In the book, you mention a verse of scripture that’s considered incredibly important in evangelical circles: James 1:27 [which says it is pure religion “to look after orphans and widows in their distress”]. Can you explain the significance of this verse?

That verse is cited very commonly among lots of Christian advocates involved in the orphan care and adoption movement. So tons of people who have come to [see] adoption as this perfect way they can live out their faith and mirror their own salvation experience in the adoption of a child – that is one of the bits of scripture they turn to.

But [something] that came up in my reporting is [questioning] that verse in terms of how well widows are being incorporated into this movement. One of my sources, an evangelical law professor named David M. Smolin, who has been a longstanding adoption reform advocate, spoke to this very eloquently, saying, “This movement has divorced the orphans and the widows from each other.” A lot of Christians who are involved in advocating for [adoption] reform say, “If you want to follow the Bible’s call, then you need to be caring for poor children and their families together.” What David Smolin was saying was that too often, many parts of this movement find it easier to help children by themselves — to just approach orphans as if they were standing all alone in the world and not look at the broader circumstances of the families they’re coming from, whether that’s a poor mother in Ethiopia who, after her husband died, is now in this position of having to find a job or keep her child, but has no good option to do both … A lot of times, people could do more help by addressing the holistic picture – helping a family stay together, rather than relinquishing a child for adoption in these cultures where adoption is becoming a go-to solution for poverty or family instability.

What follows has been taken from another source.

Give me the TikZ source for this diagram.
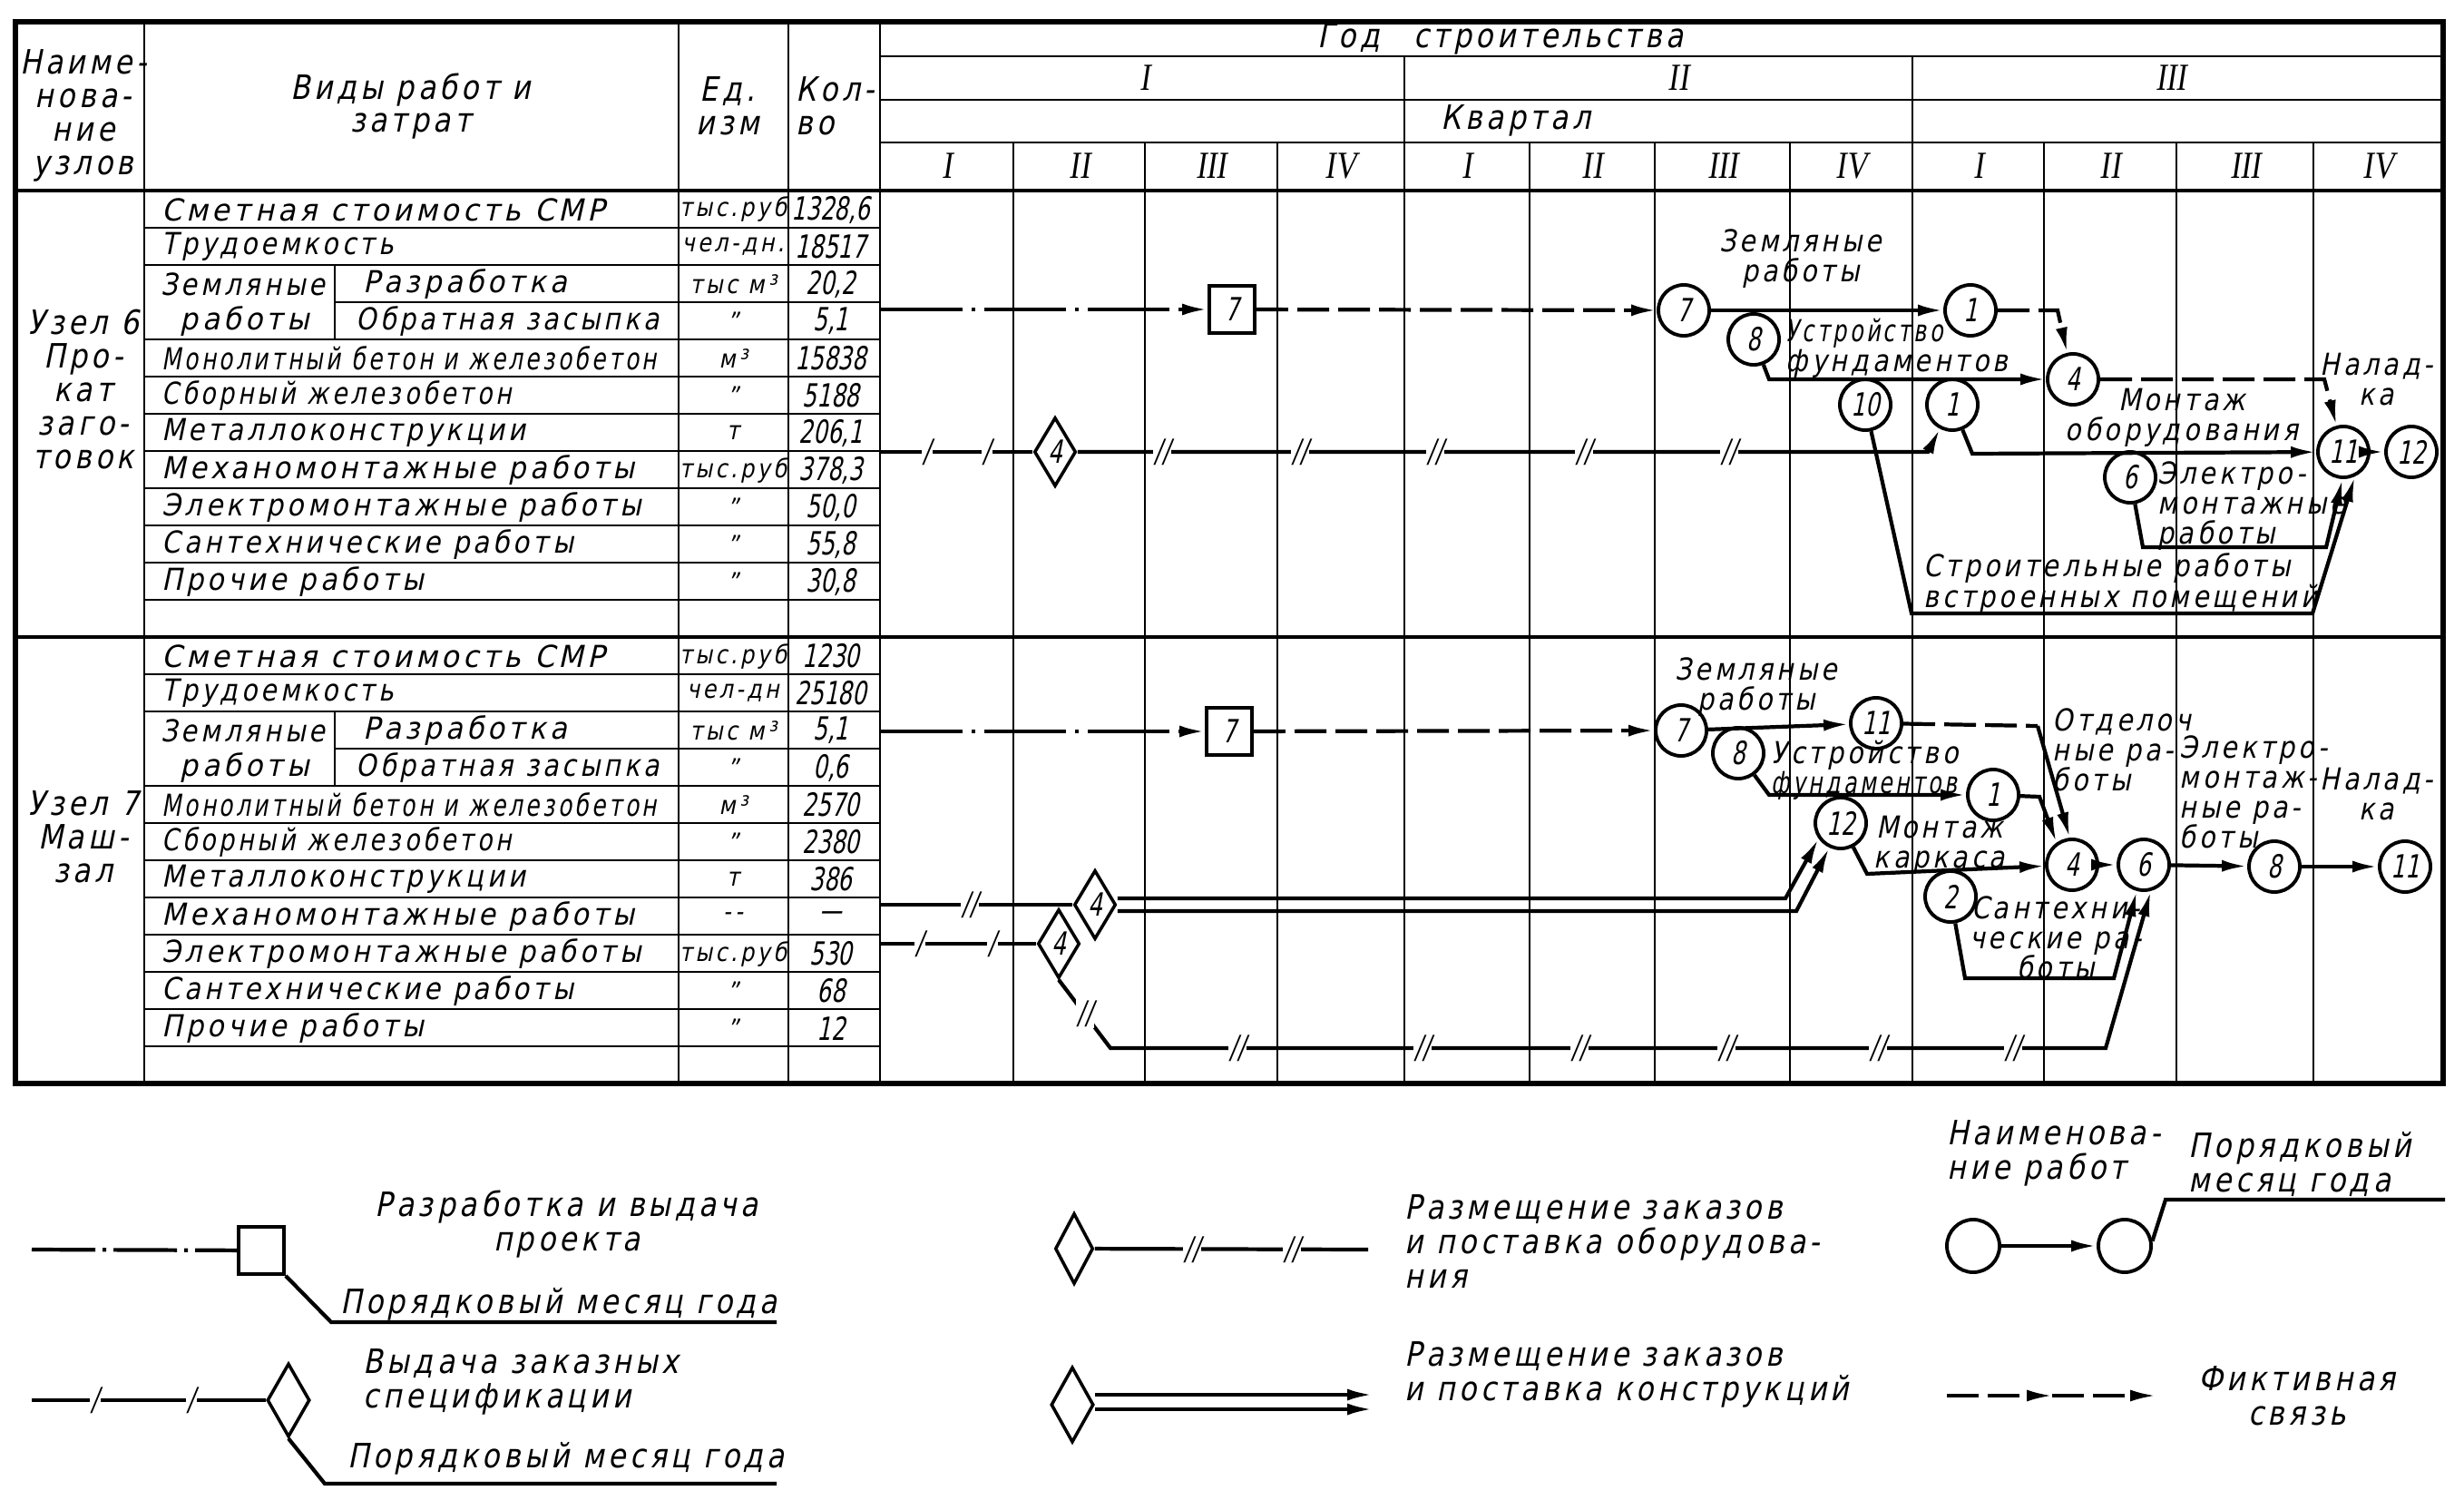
\documentclass[tikz,border=0pt]{standalone}
\usepackage{fontspec}
\usepackage{graphicx}
\setmainfont{DejaVu Sans}
\newfontfamily\gost{DejaVu Sans}[FakeSlant=0.2,FakeStretch=0.85,LetterSpace=12]
\newfontfamily\gostn{DejaVu Sans}[FakeSlant=0.2,FakeStretch=0.7]
\newfontfamily\rom{Liberation Serif}[FakeSlant=0.15,FakeStretch=0.8]
\usetikzlibrary{arrows.meta,shapes.geometric}

\begin{document}
\begin{tikzpicture}[
    x=0.01cm, y=-0.01cm,
    font=\gost\fontsize{9.5pt}{9.4pt}\selectfont,
    frame/.style={line width=1.6pt},
    grid/.style={line width=0.8pt},
    cell/.style={inner sep=0pt, anchor=west},
    unit/.style={inner sep=0pt, font=\gost\fontsize{8pt}{9pt}\selectfont},
    qty/.style={inner sep=0pt, font=\gostn\fontsize{10pt}{11pt}\selectfont},
    head/.style={inner sep=0pt, align=center, font=\gost\fontsize{10.5pt}{10.5pt}\selectfont},
    numr/.style={inner sep=0pt, font=\rom\fontsize{12pt}{12pt}\selectfont},
    lbl/.style={inner sep=0pt, align=center},
    leg/.style={inner sep=0pt, align=left, anchor=west, font=\gost\fontsize{10.5pt}{10.8pt}\selectfont},
    ev/.style={draw, circle, line width=1.1pt, fill=white, minimum size=0.56cm, inner sep=0pt,
               font=\gostn\fontsize{10pt}{11pt}\selectfont},
    pbox/.style={draw, line width=1.1pt, fill=white, minimum width=0.5cm, minimum height=0.52cm,
                 inner sep=0pt, font=\gostn\fontsize{10pt}{11pt}\selectfont},
    spec/.style={draw, diamond, line width=1pt, fill=white, minimum width=0.46cm, minimum height=0.76cm,
                 inner sep=0pt, font=\gostn\fontsize{10pt}{11pt}\selectfont},
    work/.style={line width=1.2pt, -{Latex[length=0.28cm,width=0.13cm]}},
    fict/.style={work, dash pattern=on 0.35cm off 0.1cm},
    proj/.style={work, dash pattern=on 0.9cm off 0.1cm on 0.04cm off 0.1cm},
    brk/.style={fill=white, inner sep=0.5pt, font=\gostn\fontsize{10pt}{11pt}\selectfont},
  ]
    \useasboundingbox (0,0) rectangle (2716,1652);

    % table
    \draw[frame] (17,24) rectangle (2693,1194);
    \draw[line width=1.4pt] (17,210) -- (2693,210) (17,702) -- (2693,702);
    \foreach \x in {159,748,869,970}
      \draw[grid] (\x,24) -- (\x,1194);
    \draw[grid] (970,62) -- (2693,62) (970,110) -- (2693,110) (970,157) -- (2693,157);
    \foreach \x in {1548,2108}
      \draw[grid] (\x,62) -- (\x,1194);
    \foreach \x in {1117,1262,1408,1686,1824,1973,2253,2399,2550}
      \draw[grid] (\x,157) -- (\x,1194);
    \foreach \y in {210,702} {
      \foreach \r in {1,2,4,5,...,11}
        \draw[grid] (159,{\y+41*\r}) -- (970,{\y+41*\r});
      \draw[grid] (369,{\y+123}) -- (970,{\y+123});
      \draw[grid] (369,{\y+82}) -- (369,{\y+164});
    }

    \node[head] (hn) at (92,127) {Наиме-\\нова-\\ние\\узлов};
    \node[head] (hw) at (453,117) {Виды работ и\\затрат};
    \node[head] (hu) at (802,117) {Ед.\\изм};
    \node[head, align=left, anchor=west] (hk) at (877,117) {Кол-\\во};
    \node[head] (hy) at (1654,43) {Год\quad строительства};
    \node[head] (hq) at (1671,133) {Квартал};
    \foreach \x/\t [count=\i] in {1262/I,1850/II,2393/III}
      \node[numr] (y\i) at (\x,86) {\t};
    \foreach \x/\t [count=\i] in {1044/I,1190/II,1335/III,1478/IV,1617/I,1755/II,
                                  1899/III,2041/IV,2181/I,2326/II,2475/III,2622/IV}
      \node[numr] (q\i) at (\x,183) {\t};

    \node[head] (n6) at (92,429) {Узел 6\\Про-\\кат\\заго-\\товок};
    \node[head] (n7) at (92,922) {Узел 7\\Маш-\\зал};

    \foreach \s/\y in {6/210,7/702} {
      \foreach \r/\w/\t in {0/4.88/{Сметная стоимость СМР}, 1/2.55/Трудоемкость,
                            4/5.45/{Монолитный бетон и железобетон}, 5/3.85/{Сборный железобетон},
                            6/4.0/Металлоконструкции, 7/5.2/{Механомонтажные работы},
                            8/5.28/{Электромонтажные работы}, 9/4.53/{Сантехнические работы},
                            10/2.88/{Прочие работы}}
        \node[cell] (w\s-\r) at (178,{\y+41*\r+21}) {\resizebox{\w cm}{\height}{\t}};
      \node[lbl] (w\s-2) at (268,{\y+103}) {\resizebox{1.81cm}{\height}{Земляные}};
      \node[lbl] (w\s-3) at (270,{\y+144}) {\resizebox{1.42cm}{\height}{работы}};
      \node[cell] (w\s-2b) at (400,{\y+103}) {\resizebox{2.24cm}{\height}{Разработка}};
      \node[cell] (w\s-3b) at (392,{\y+144}) {\resizebox{3.34cm}{\height}{Обратная засыпка}};
    }
    \foreach \r/\u/\q in {0/тыс.руб/{1328,6}, 1/чел-дн./18517, 2/тыс м³/{20,2}, 3/”/{5,1},
                          4/м³/15838, 5/”/5188, 6/т/{206,1}, 7/тыс.руб/{378,3},
                          8/”/{50,0}, 9/”/{55,8}, 10/”/{30,8}} {
      \node[unit] (u6-\r) at (808,{231+41*\r}) {\u};
      \node[qty] (k6-\r) at (916,{231+41*\r}) {\q};
    }
    \foreach \r/\u/\q in {0/тыс.руб/1230, 1/чел-дн/25180, 2/тыс м³/{5,1}, 3/”/{0,6},
                          4/м³/2570, 5/”/2380, 6/т/386, 7/{-\,-}/—,
                          8/тыс.руб/530, 9/”/68, 10/”/12} {
      \node[unit] (u7-\r) at (808,{723+41*\r}) {\u};
      \node[qty] (k7-\r) at (916,{723+41*\r}) {\q};
    }

    % Узел 6
    \node[pbox] (p6) at (1358,341) {7};
    \node[spec] (s6) at (1163,498) {4};
    \node[ev] (e6a) at (1856,342) {7};
    \node[ev] (e6b) at (2172,342) {1};
    \node[ev] (e6c) at (1933,374) {8};
    \node[ev] (e6d) at (2285,418) {4};
    \node[ev] (e6e) at (2056,446) {10};
    \node[ev] (e6f) at (2152,446) {1};
    \node[ev] (e6g) at (2348,526) {6};
    \node[ev] (e6h) at (2583,498) {11};
    \node[ev] (e6i) at (2658,498) {12};
    \coordinate (o6p) at (971,341);
    \coordinate (o6s) at (971,498);

    \draw[proj] (o6p) -- (p6);
    \draw[fict] (p6) -- (e6a);
    \draw[work] (e6a) -- (e6b);
    \draw[work] (e6c) -- (1950,418) -- (e6d);
    \draw[fict] (e6b) -- (2268,342) -- (e6d);
    \draw[fict] (e6d) -- (2562,418) -- (e6h);
    \draw[work] (e6e) -- (2107,676) -- (2549,676) -- (e6h.295);
    \draw[work] (e6g) -- (2362,603) -- (2564,603) -- (e6h.268);
    \draw[work,-] (o6s) -- (s6);
    \draw[work] (s6) -- (2125,498) -- (e6f);
    \draw[work] (e6f) -- (2174,500) -- (e6h);
    \draw[work] (e6h) -- (e6i);
    \foreach \x [count=\i] in {1022,1088}
      \node[brk] (a6-\i) at (\x,498) {/};
    \foreach \x [count=\i] in {1281,1433,1582,1746,1906}
      \node[brk] (b6-\i) at (\x,498) {//};

    \node[lbl] (t6a) at (1985,285) {Земляные\\работы};
    \node[lbl, align=left, anchor=west] (t6b) at (1968,384)
      {\resizebox{1.73cm}{\height}{Устройство}\\фундаментов};
    \node[lbl] (t6c) at (2405,460) {Монтаж\\оборудования};
    \node[lbl] (t6d) at (2620,418) {Налад-\\ка};
    \node[lbl, align=left, anchor=west] (t6e) at (2378,558) {Электро-\\монтажные\\работы};
    \node[lbl, align=left, anchor=west] (t6f) at (2120,643) {Строительные работы\\встроенных помещений};

    % Узел 7
    \node[pbox] (p7) at (1355,806) {7};
    \node[spec] (s7a) at (1207,997) {4};
    \node[spec] (s7b) at (1167,1040) {4};
    \node[ev] (e7a) at (1853,805) {7};
    \node[ev] (e7b) at (2068,797) {11};
    \node[ev] (e7c) at (1916,830) {8};
    \node[ev] (e7d) at (2197,876) {1};
    \node[ev] (e7e) at (2029,907) {12};
    \node[ev] (e7f) at (2284,953) {4};
    \node[ev] (e7g) at (2363,953) {6};
    \node[ev] (e7h) at (2150,988) {2};
    \node[ev] (e7i) at (2507,955) {8};
    \node[ev] (e7j) at (2651,955) {11};
    \coordinate (o7p) at (971,806);
    \coordinate (o7a) at (971,997);
    \coordinate (o7b) at (971,1040);
    \coordinate (q7) at (2246,800);

    \draw[proj] (o7p) -- (p7);
    \draw[fict] (p7) -- (e7a);
    \draw[work] (e7a) -- (e7b);
    \draw[work] (e7c) -- (1950,876) -- (e7d);
    \draw[fict,-] (e7b) -- (q7);
    \draw[work] (q7) -- (e7f.95);
    \draw[work] (e7d) -- (2248,878) -- (e7f.125);
    \draw[work] (e7e) -- (2058,963) -- (e7f);
    \draw[work] (e7f) -- (e7g);
    \draw[work] (e7h) -- (2166,1078) -- (2330,1078) -- (e7g.255);
    \draw[work] (e7g) -- (e7i);
    \draw[work] (e7i) -- (e7j);
    \draw[work,-] (o7a) -- (s7a);
    \draw[work] ([yshift=0.07cm]s7a.east) -- (1968,990) -- (e7e.215);
    \draw[work] ([yshift=-0.07cm]s7a.east) -- (1980,1004) -- (e7e.245);
    \draw[work,-] (o7b) -- (s7b);
    \draw[work] (s7b.south) -- (1224,1155) -- (2321,1155) -- (e7g.285);
    \node[brk] (b7-0) at (1069,997) {//};
    \foreach \x [count=\i] in {1014,1094}
      \node[brk] (a7-\i) at (\x,1040) {/};
    \node[brk] (c7-0) at (1196,1117) {//};
    \foreach \x [count=\i] in {1364,1568,1741,1903,2070,2219}
      \node[brk] (c7-\i) at (\x,1155) {//};

    \node[lbl] (t7a) at (1936,757) {Земляные\\работы};
    \node[lbl, align=left, anchor=west] (t7b) at (1952,849)
      {Устройство\\\resizebox{2.05cm}{\height}{фундаментов}};
    \node[lbl] (t7c) at (2138,931) {Монтаж\\каркаса};
    \node[lbl, align=left, anchor=west] (t7d) at (2262,826) {Отделоч\\ные ра-\\боты};
    \node[lbl] (t7e) at (2266,1033) {Сантехни-\\ческие ра-\\боты};
    \node[lbl, align=left, anchor=west] (t7f) at (2402,873) {Электро-\\монтаж-\\ные ра-\\боты};
    \node[lbl] (t7g) at (2620,875) {Налад-\\ка};

    % legend
    \node[pbox] (lb1) at (288,1378) {};
    \coordinate (l1s) at (35,1377);
    \coordinate (l1e) at (856,1457);
    \draw[proj,-, dash pattern=on 0.7cm off 0.08cm on 0.04cm off 0.08cm] (l1s) -- (lb1);
    \draw[work,-] (lb1.south east) -- (365,1457) -- (l1e);
    \node[leg, align=center, anchor=center] (lt1) at (625,1349) {Разработка и выдача\\проекта};
    \node[leg, anchor=center] (lt2) at (616,1437) {Порядковый месяц года};

    \node[spec, minimum height=0.81cm, minimum width=0.47cm] (ld2) at (318,1543) {};
    \coordinate (l2s) at (35,1543);
    \coordinate (l2e) at (856,1635);
    \draw[work,-] (l2s) -- (ld2);
    \draw[work,-] (ld2.south) -- (358,1635) -- (l2e);
    \foreach \x [count=\i] in {105,211}
      \node[brk] (a2-\i) at (\x,1543) {/};
    \node[leg] (lt3) at (400,1523) {Выдача заказных\\спецификации};
    \node[leg, anchor=center] (lt4) at (624,1607) {Порядковый месяц года};

    \node[spec, minimum height=0.78cm, minimum width=0.42cm] (ld3) at (1184,1376) {};
    \coordinate (l3e) at (1508,1377);
    \draw[work,-] (ld3) -- (l3e);
    \foreach \x [count=\i] in {1314,1424}
      \node[brk] (b3-\i) at (\x,1377) {//};
    \node[leg] (lt5) at (1548,1368) {Размещение заказов\\и поставка оборудова-\\ния};

    \node[spec, minimum height=0.83cm, minimum width=0.47cm] (ld4) at (1182,1548) {};
    \coordinate (l4a) at (1513,1537);
    \coordinate (l4b) at (1513,1553);
    \draw[work] (ld4.east |- l4a) -- (l4a);
    \draw[work] (ld4.east |- l4b) -- (l4b);
    \node[leg] (lt6) at (1548,1515) {Размещение заказов\\и поставка конструкций};

    \node[ev, minimum size=0.58cm] (lc1) at (2175,1373) {};
    \node[ev, minimum size=0.58cm] (lc2) at (2342,1373) {};
    \coordinate (l5e) at (2695,1322);
    \draw[work] (lc1) -- (lc2);
    \draw[work,-] (lc2.10) -- (2387,1322) -- (l5e);
    \node[leg] (lt7) at (2146,1271) {Наименова-\\ние работ};
    \node[leg] (lt8) at (2412,1283) {Порядковый\\месяц года};

    \coordinate (l6s) at (2146,1538);
    \coordinate (l6m) at (2262,1538);
    \coordinate (l6e) at (2376,1538);
    \draw[fict, line width=1pt] (l6s) -- (l6m);
    \draw[fict, line width=1pt] (l6m) -- (l6e);
    \node[leg, align=center, anchor=center] (lt9) at (2532,1538) {Фиктивная\\связь};
  \end{tikzpicture}
\end{document}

Dr. Smolin’s paper, where he expands his point in much more detail, is available online here. Most of his papers on this topic can be read at his website.

This ought to teach Evangelicals, of whom I number myself, to be more critical of some of our friends and associates, but also to protest the media’s totalizing use of the nomenclature. Evangelicalism is a very diverse thing, and it is even more so when it comes to social and political theory. And, perhaps, The Child Catchers might not be a book which is hostile to Evangelicals after all, but rather a tool that can actually be used by them.

    Share This

Written by Steven Wedgeworth
Steven Wedgeworth is the associate pastor of Faith Presbyterian Church in Vancouver, British Columbia. He writes about theology, history, and political theory, and he has taught Jr. High and High School. He is the founder and general editor of The Calvinist International, an online journal of Christian Humanism and political theology, and a Director for the Davenant Institute.



2 Comments

John Piper on Adoption - The Calvinist International
8 years ago



[…] did occur, nor should he or we feel any need to say that the critics were all malicious in intent. David Smolin, for example, is a conservative Reformed Evangelical Christian who has been involved in adoption […]

The Child Catchers: Rescue, Trafficking, and the New Gospel of Adoption - The Calvinist International
8 years ago



[…] not give an extended critique of this theology, she does reference the work of Dr. David Smolin, himself a conservative evangelical Christian (his denomination, the Communion of Reformed and Evangelical Churches, would […]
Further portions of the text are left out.